*What you need to do*
The lines from the top of the material below through the line containing "['#000080', '#ff0000', '#008000', '#800000', '#800080'];" are to be printed exactly, with pictures omitted.

━━ Supplied information ━━

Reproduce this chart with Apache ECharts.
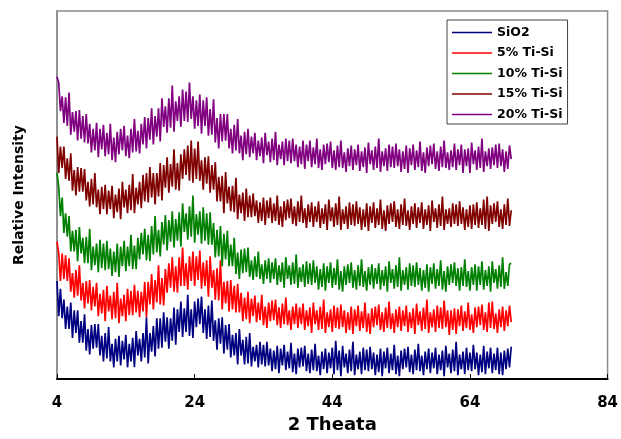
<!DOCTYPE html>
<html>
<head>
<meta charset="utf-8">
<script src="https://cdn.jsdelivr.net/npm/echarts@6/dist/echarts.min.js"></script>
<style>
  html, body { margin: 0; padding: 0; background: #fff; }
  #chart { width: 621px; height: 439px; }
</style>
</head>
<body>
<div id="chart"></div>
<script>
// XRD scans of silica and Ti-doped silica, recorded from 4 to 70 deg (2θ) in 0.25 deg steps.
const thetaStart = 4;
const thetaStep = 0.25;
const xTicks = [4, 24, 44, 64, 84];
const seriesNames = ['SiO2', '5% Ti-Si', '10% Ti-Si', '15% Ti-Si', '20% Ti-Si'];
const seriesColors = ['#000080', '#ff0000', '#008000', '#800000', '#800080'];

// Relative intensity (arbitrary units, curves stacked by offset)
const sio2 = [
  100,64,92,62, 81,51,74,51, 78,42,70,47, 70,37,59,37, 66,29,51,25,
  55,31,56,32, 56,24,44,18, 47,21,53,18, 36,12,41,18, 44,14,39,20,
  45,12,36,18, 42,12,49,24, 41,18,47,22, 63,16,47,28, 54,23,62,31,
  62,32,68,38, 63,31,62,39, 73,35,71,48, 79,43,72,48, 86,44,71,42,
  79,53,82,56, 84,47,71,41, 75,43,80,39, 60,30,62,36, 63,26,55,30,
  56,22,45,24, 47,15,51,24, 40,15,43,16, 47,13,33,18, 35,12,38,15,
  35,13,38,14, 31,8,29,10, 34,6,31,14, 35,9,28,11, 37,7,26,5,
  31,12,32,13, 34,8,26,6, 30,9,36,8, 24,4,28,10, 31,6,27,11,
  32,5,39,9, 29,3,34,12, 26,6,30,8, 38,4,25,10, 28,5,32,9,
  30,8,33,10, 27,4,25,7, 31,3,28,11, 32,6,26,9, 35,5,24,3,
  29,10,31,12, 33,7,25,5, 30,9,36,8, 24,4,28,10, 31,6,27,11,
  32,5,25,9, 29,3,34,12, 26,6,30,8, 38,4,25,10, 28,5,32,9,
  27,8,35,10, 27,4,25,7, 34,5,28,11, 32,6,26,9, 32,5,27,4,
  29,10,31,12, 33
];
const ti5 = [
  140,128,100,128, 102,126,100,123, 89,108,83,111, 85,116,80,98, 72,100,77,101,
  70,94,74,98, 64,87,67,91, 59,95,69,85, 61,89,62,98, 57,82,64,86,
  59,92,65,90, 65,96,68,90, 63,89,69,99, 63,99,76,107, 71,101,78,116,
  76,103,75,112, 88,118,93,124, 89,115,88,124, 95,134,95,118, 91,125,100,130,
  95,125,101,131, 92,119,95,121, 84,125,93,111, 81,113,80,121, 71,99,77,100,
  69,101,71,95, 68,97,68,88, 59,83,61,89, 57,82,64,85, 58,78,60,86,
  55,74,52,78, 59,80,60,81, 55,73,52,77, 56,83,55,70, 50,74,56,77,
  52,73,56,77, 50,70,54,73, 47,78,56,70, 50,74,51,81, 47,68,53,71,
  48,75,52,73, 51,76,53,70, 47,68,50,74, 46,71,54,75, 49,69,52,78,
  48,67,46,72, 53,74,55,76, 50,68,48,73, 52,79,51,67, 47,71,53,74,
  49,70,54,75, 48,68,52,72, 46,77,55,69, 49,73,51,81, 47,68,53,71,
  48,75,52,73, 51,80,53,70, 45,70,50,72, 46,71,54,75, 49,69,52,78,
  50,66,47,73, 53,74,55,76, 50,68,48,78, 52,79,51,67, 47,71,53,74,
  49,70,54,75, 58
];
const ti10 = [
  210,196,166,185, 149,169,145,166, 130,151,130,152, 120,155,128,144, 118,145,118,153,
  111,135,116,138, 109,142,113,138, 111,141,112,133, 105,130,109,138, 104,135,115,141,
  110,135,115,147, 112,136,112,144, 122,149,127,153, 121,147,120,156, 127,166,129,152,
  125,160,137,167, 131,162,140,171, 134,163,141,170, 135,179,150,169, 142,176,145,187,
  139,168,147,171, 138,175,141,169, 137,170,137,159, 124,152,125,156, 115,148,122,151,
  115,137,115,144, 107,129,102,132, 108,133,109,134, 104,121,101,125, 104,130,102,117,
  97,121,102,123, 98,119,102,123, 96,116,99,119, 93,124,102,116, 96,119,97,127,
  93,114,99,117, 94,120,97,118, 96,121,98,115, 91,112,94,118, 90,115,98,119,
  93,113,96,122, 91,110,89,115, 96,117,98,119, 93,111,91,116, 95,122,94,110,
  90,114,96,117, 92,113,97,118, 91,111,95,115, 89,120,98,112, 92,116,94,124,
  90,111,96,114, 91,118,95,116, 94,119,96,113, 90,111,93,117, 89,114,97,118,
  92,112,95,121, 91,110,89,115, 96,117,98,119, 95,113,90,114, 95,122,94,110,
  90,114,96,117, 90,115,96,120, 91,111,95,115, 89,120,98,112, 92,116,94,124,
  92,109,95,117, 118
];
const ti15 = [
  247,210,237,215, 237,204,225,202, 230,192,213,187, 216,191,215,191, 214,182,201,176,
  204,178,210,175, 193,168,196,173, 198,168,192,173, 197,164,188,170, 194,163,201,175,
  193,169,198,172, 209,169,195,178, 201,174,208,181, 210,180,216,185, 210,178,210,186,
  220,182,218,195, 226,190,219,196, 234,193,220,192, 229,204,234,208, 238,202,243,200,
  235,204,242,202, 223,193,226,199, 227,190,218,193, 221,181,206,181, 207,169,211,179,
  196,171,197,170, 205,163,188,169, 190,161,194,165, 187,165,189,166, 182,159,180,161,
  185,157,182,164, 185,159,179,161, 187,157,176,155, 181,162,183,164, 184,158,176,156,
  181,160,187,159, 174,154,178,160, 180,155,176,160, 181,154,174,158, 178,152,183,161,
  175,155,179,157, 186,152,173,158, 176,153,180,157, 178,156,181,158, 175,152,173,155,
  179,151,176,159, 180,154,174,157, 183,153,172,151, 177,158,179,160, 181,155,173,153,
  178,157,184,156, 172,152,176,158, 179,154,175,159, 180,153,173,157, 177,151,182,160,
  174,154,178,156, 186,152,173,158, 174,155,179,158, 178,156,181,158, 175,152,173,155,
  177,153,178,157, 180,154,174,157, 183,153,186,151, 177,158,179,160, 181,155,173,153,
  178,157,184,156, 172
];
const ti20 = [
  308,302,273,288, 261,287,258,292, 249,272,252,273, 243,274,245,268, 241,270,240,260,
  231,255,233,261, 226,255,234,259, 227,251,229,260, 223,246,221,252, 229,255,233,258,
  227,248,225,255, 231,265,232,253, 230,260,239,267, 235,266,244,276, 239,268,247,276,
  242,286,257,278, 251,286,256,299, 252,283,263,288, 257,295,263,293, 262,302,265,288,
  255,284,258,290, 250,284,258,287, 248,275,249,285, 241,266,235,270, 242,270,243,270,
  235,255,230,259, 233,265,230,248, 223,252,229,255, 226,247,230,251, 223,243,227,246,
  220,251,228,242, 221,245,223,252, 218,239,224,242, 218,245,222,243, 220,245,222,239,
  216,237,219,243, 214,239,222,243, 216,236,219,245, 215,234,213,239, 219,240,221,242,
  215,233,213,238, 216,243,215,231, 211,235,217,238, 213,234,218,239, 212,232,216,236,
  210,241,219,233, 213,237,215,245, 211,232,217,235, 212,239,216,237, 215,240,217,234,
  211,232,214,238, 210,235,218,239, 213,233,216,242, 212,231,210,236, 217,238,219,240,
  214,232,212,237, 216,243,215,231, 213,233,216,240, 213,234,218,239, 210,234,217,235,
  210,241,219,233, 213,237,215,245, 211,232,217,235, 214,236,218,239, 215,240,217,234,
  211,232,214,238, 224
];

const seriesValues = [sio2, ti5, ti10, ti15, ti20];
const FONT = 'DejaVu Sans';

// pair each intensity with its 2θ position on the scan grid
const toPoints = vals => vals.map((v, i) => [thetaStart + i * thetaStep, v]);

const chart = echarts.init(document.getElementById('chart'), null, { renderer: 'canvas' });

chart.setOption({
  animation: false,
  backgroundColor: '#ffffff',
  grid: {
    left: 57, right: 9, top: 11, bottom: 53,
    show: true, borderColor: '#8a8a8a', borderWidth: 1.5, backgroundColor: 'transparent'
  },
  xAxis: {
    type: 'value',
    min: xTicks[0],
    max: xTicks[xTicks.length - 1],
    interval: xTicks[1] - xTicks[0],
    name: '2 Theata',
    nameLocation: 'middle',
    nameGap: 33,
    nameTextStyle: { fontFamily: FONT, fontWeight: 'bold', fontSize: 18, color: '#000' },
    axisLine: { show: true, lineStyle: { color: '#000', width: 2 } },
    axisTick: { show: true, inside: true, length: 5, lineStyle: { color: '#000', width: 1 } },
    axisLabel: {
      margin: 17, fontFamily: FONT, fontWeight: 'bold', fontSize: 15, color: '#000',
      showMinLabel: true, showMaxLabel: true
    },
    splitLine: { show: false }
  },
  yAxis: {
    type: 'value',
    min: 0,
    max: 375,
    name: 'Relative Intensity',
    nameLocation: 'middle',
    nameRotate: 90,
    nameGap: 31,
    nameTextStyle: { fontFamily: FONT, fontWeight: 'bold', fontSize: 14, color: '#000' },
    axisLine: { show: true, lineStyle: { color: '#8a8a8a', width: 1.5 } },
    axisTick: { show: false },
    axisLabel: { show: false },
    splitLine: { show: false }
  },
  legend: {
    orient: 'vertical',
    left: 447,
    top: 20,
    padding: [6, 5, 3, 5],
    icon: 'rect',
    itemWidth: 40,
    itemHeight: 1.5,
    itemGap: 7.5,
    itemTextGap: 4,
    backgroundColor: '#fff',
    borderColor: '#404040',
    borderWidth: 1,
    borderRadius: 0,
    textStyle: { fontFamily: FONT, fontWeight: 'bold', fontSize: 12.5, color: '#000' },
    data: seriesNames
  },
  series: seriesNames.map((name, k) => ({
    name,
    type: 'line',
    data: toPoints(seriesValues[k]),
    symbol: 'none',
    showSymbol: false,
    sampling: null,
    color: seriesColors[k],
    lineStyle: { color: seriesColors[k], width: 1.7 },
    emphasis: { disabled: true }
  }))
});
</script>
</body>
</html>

━━━

*Correct result*
Reproduce this chart with Apache ECharts.
<!DOCTYPE html>
<html>
<head>
<meta charset="utf-8">
<script src="https://cdn.jsdelivr.net/npm/echarts@6/dist/echarts.min.js"></script>
<style>
  html, body { margin: 0; padding: 0; background: #fff; }
  #chart { width: 621px; height: 439px; }
</style>
</head>
<body>
<div id="chart"></div>
<script>
// XRD scans of silica and Ti-doped silica, recorded from 4 to 70 deg (2θ) in 0.25 deg steps.
const thetaStart = 4;
const thetaStep = 0.25;
const xTicks = [4, 24, 44, 64, 84];
const seriesNames = ['SiO2', '5% Ti-Si', '10% Ti-Si', '15% Ti-Si', '20% Ti-Si'];
const seriesColors = ['#000080', '#ff0000', '#008000', '#800000', '#800080'];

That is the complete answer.